Judith Ackland
Judith Ackland, The Cabin from the Shore, Low Tide (1941). Photo: Royal Albert Memorial Museum, Exeter.

The South West is an area rich with LGBTQ+ history and culture. Many LGBTQ+ artists and writers have visited and lived in the South West, demonstrating how the peninsula can act as a space where new forms of intimacy, collaboration and resistance become possible. LGBTQ+ communities continue to thrive in the area today both through regional and transcultural forms of exchange with people, histories and forms of activism beyond the UK. At the same time, LGBTQ+ people based in the South West often experience social and cultural isolation and loneliness, and many arts, culture and heritage institutions are eager to do more to include and welcome LGBTQ+ audiences.

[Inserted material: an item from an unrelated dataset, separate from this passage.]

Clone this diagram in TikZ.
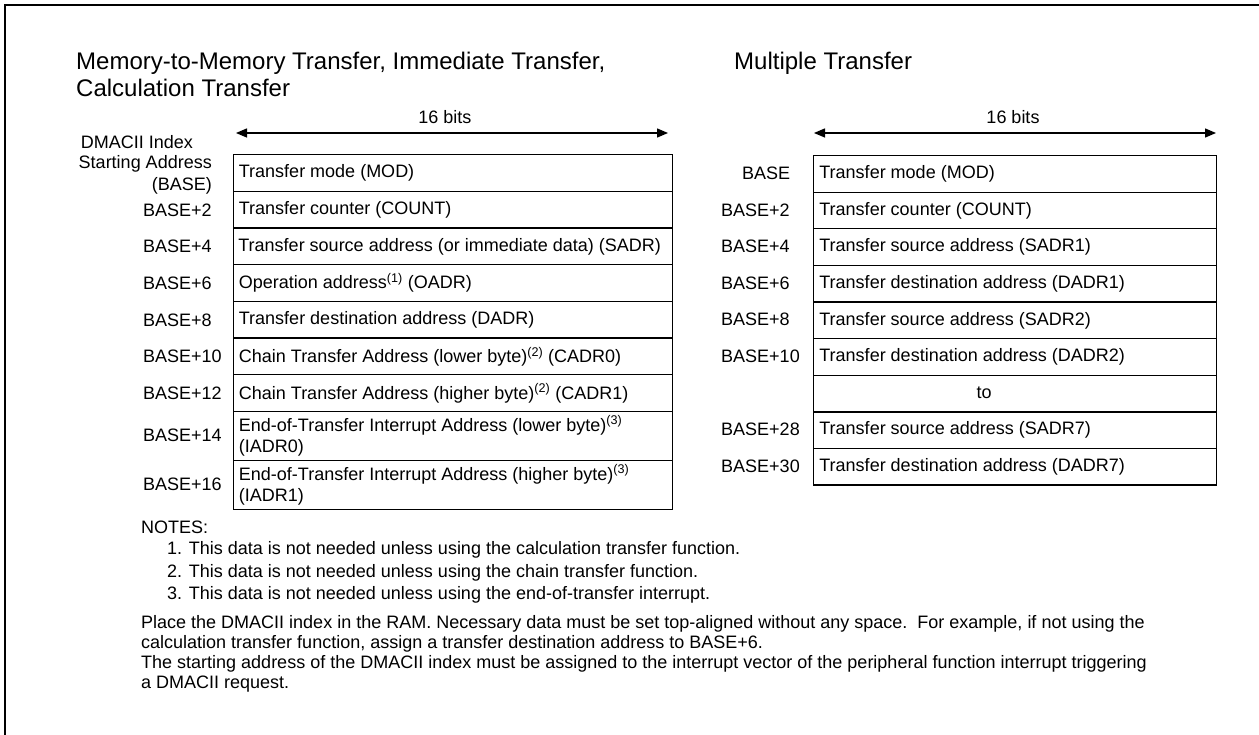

The last few years have seen a series of pioneering LGBTQ+-led artistic and heritage projects involving major cultural institutions in the region. These include Queer Kernow (with Royal Cornwall Museum); The Beat of our Hearts (with Northcott Theatre); Out and About: Queering the Museum (with Royal Albert Memorial Museum); Queering Climate Activisim (with Royal Albert Memorial Museum and TATE St Ives); and SEEN (with Newlyn Art Gallery and the Exchange), to name but a few. The Queer Peninsula strand will build on and expand this important work and seek to create new forms of dialogue and collaboration with LGBTQ+ communities and the arts and culture sector in the South West. It will seek to support new artistic responses and creative collaborations and contribute to the creation and preservation of archives of LGBTQ+ voices of people based in or otherwise connected to the South West.

The Queer Peninsula strand is co-directed by Professor Jana Funke (English and Creative Writing) and Dr Ina Linge (Languages, Cultures and Visual Studies).